The most interesting part was the state rooms but these were frustratingly few. Given the size of the place we expected access to more than a dozen or so rooms for the £14 entry fee (house only, it's a further £12 if you want to visit the gardens too). These were largely magnificent and fascinating, especially to see the evidence of everyday use by the residing family.
The chapel was ornate and opulent although a lack of good natural light meant it was a bit gloomy. This was a theme that seemed to run throughout. Despite the fact that all rooms had large widows the rooms generally had a dark and gloomy feel, largely due to the furnishings and decor that were far from bright.
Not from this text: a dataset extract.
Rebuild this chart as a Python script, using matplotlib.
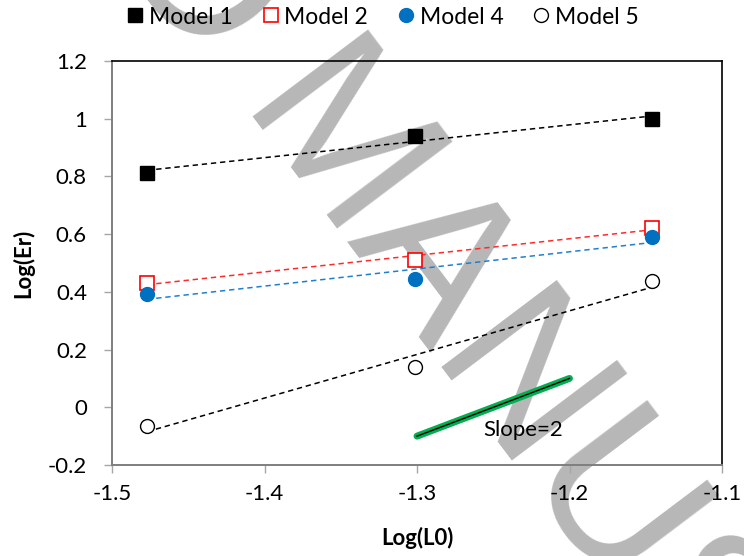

Most interestingly for me was the library which seemed to be the room the family spent most time in. This was a curious mix of antique, regal furnishings, floor to ceiling cases of dusty, and I imagine seldom leafed if at all, books. I looked for Fifty Shades Of Grey but alas, not to be found amongst the journals. Most bizarre amongst the regal splendour was the 50" flat screen TV I assumed would have been wheeled away during public hours to maintain appearance, and the drinks trolley, home to an inordinate number of Red Bull cans. It was a peculiar site and I would expect was there to show that the modern family actually use the house.
Elsewhere, other than an abundance of modern family photos including those of the recent daughters wedding, there was little evidence of modernity. The dining room is also still apparently used by the family for meal times but there was no sign of use. The dining table must have been 20 foot long and I could only imagine the amount of 'pass the salt' gags that must frequent dinner times.
The overall feel, library aside, was that of a stuffy, regal and archaic lifestyle and house that differed minimally to other similar places I have been to. The tour ends with a very windy and laborious talk with the Duke about the history, restoration and current use of the house. You really needed to sit for it and there were surprisingly few available and all taken, so i wasn't going to wait around for too long. In the Dukes defence, he did come across as personable but from what I heard, nothing was particularly enlightening, nor information not available elsewhere in the building.
So what of the other things on show? We went to see 2 of the 'museums'. These each consisted of one tightly packed room smaller than an average sized bedroom with minimal displays... Probably the most Intersting of which involved items found on the castles grounds. The displays appeared cheaply and shabbily put together (and that includes the 'talking' dummies) and information was fairly limited. It's a shame because they could have done so much more but they felt a bit like an afterthought rather than displays of excellence and value in their own right. If I were to be honest, it felt as though the owners or developers thought 'we need to give them a bit more for their money' and hastily put these together to try and appease people like me.
Another problem with Alnwick is that there is very little to see that has step free access so can be tricky if elderly, disabled or not fully mobile. Most thing to see require access by step including the main house itself. These are manageable large staircases but the museums require a steep climb up narrow, winding, dark stone stairs only wide enough for one person. This makes seeing some of the attractions impossible for many people.
As for unmissable? I think you probably know my thoughts on that.... I found that value for money was awful given what was available to see for adults. We didn't get involved in any of the children's activities but am sure they would be very entertaining but visiting as adults alone, there is little to recommend for the very steep entry fee. We expected to be there the best part of the day but were done in an hour and a half.
Summary: Lots on offer for kids but adult only groups beware... there ain't much to see!